虚しさと言いますか報われないと言いますか
誰もハッピーになっていないからそのような感情が生まれてきます。
半地下から地上を目指した家族は、結局半地下に戻ってしまう。
希望があるのはギウが父親のためにまともな計画を立てたこと。
家族のための計画からどんどんと目先の欲求をとってしまい
最後は計画が破綻してしまう。
人を殺す覚悟まで持ったのギウ
失敗に終え妹も死に、父親とは生き別れ状態
そんな絶望の中でも「ちゃんと働いて金を貯める」という計画を練る。
韓国の階級社会って日本とは比べ物にならないほど酷いと思うんですよね。
最初は家族のためにギウは働くという計画を練った訳ですが欲に負けた訳ですから、また同じ過ちを犯すのかなと思うと、、、、
その時と違うのは
目標のない行き当たりばったりの計画と、しっかりとした目標があっての計画のパラサイト違い
しっかりとした目標があれば欲に負けずに計画を遂行するのでは?と僕は思います。
自身の目標が暴走の歯止め、となればいつしか必ず父親と再会できるのかな。。。
劇中では誰も報われなかったですが、唯一の希望が見れただけでもバッドエンドではないのかなと僕は思いました。

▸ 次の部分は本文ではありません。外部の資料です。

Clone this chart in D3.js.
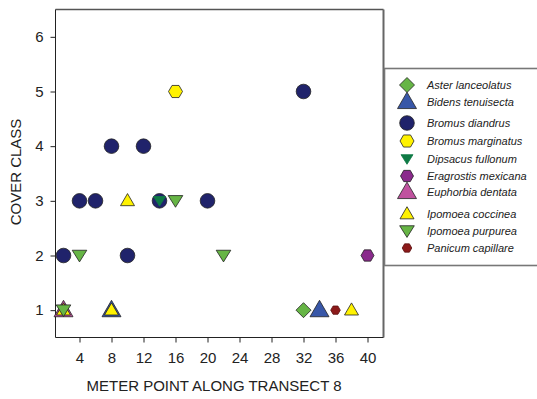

韓国の格差社会が本当に酷いならまともな計画を立ててもそれすら弾くので、バッドエンドと思う人もいるかと思います。最後のシーンはそれぐらい人によっては意見は変わると思われます。
なんか伏線も凄くて、このサイト見たらああ確かにと思うことがいっぱい。
https://pandafujin.com/movie-parasite-spoiler/
何回でも楽しめる作品です。
まだまだ上映している所があるので観るのをおすすめします。
僕個人的には邦画もこのような作品を創れるだろうと思うのですが、金とか周りの人がごちゃごちゃして創れないのかなと考え、少し諦めています。
漫画原作とか小説原作とか、俳優や女優の名前で作品を創るのは構わないのですが、たまにはオリジナルで創ってと思っちゃいます。難しいんでしょうがね。。。
早く日本の映画がアニメ以外も評価される時代を待っています。